There is nothing sacred about a five-day work week.

Peter Reitano
2 min readJun 26, 2023

For most of the 19th century, the typical American worker was a male farmer who worked 60 to 70 hours per week.

Factory work then led to a push for a 10-hour day starting in the late 1820s, six days a week.

In the U.S., one of the earliest instances of a business implementing a five-day week was a mill in New England that in 1908 gave its Jewish workers a two-day weekend, to cover their Saturday sabbath.

In 1926, the Ford Motor Company adopted the five-day week.

There was plenty of pushback and naysayers….

“Any man demanding the forty hour week should be ashamed to claim citizenship in this great country,” the chairman of the board of the Philadelphia Gear Works wrote shortly after Ford rolled out its new hours.

“The men of our country are becoming a race of softies and mollycoddles.”

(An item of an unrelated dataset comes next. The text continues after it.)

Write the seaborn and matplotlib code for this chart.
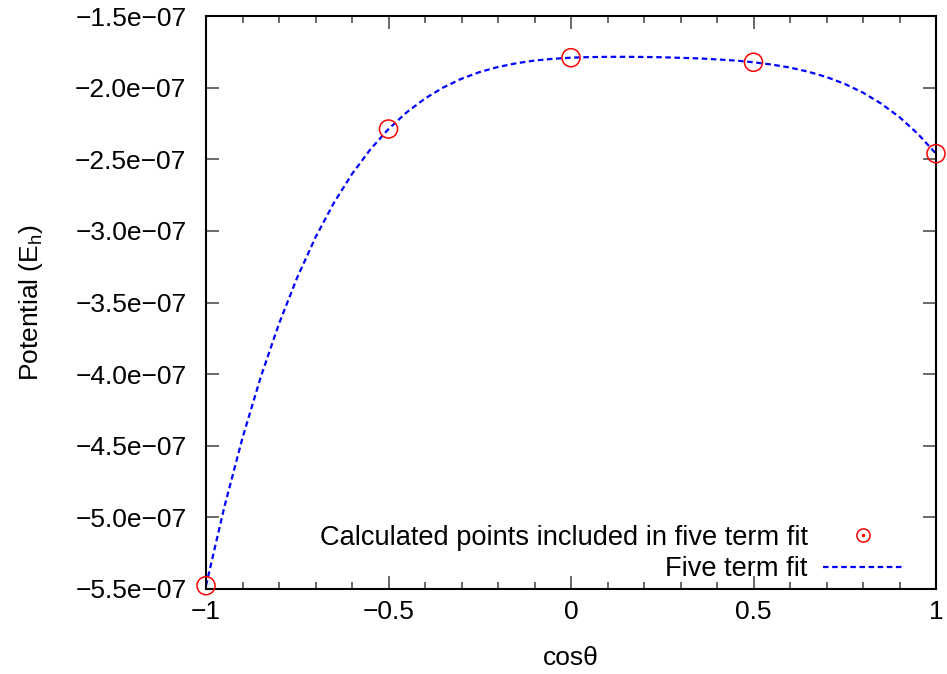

The National Association of Manufacturers wrote, “I am for everything that will make work happier but against everything that will further subordinate its importance.”

You can hear the echos are these complaints today, when you talk about a 4 day week.

But unlike today, these critiques were limited to a few top hat wearing elites — the notion that we could spend less and less time working didn’t elicit the same sense of impossibility that it does today — it was in keeping with the common belief that expanding leisure time was a mark of moral progress.

In the mid-1960s, a contributor to The New York Times Magazine wrote: it was “unlikely that the four-day week will be postponed indefinitely.”

The idea that we should use technology and productivity gains to liberate us, was taken for granted.

It’s clearly possible for people to work less as the economy continues to grow and automate. Thats been the historical trend.

To me, the 4 day work week is inevitable.

And there are plenty of stats and studies showing how a 4 day work week can benefit business. Talent acquisition, retention, productivity…

But the real case for the four-day workweek is not that it would benefit businesses.

It’s that it benefits people.

If you’re an employer, your people. The people in your orbit will be happier and healthier and better positioned to deal with modern life.

It’s good for you, them and ultimately, society at large.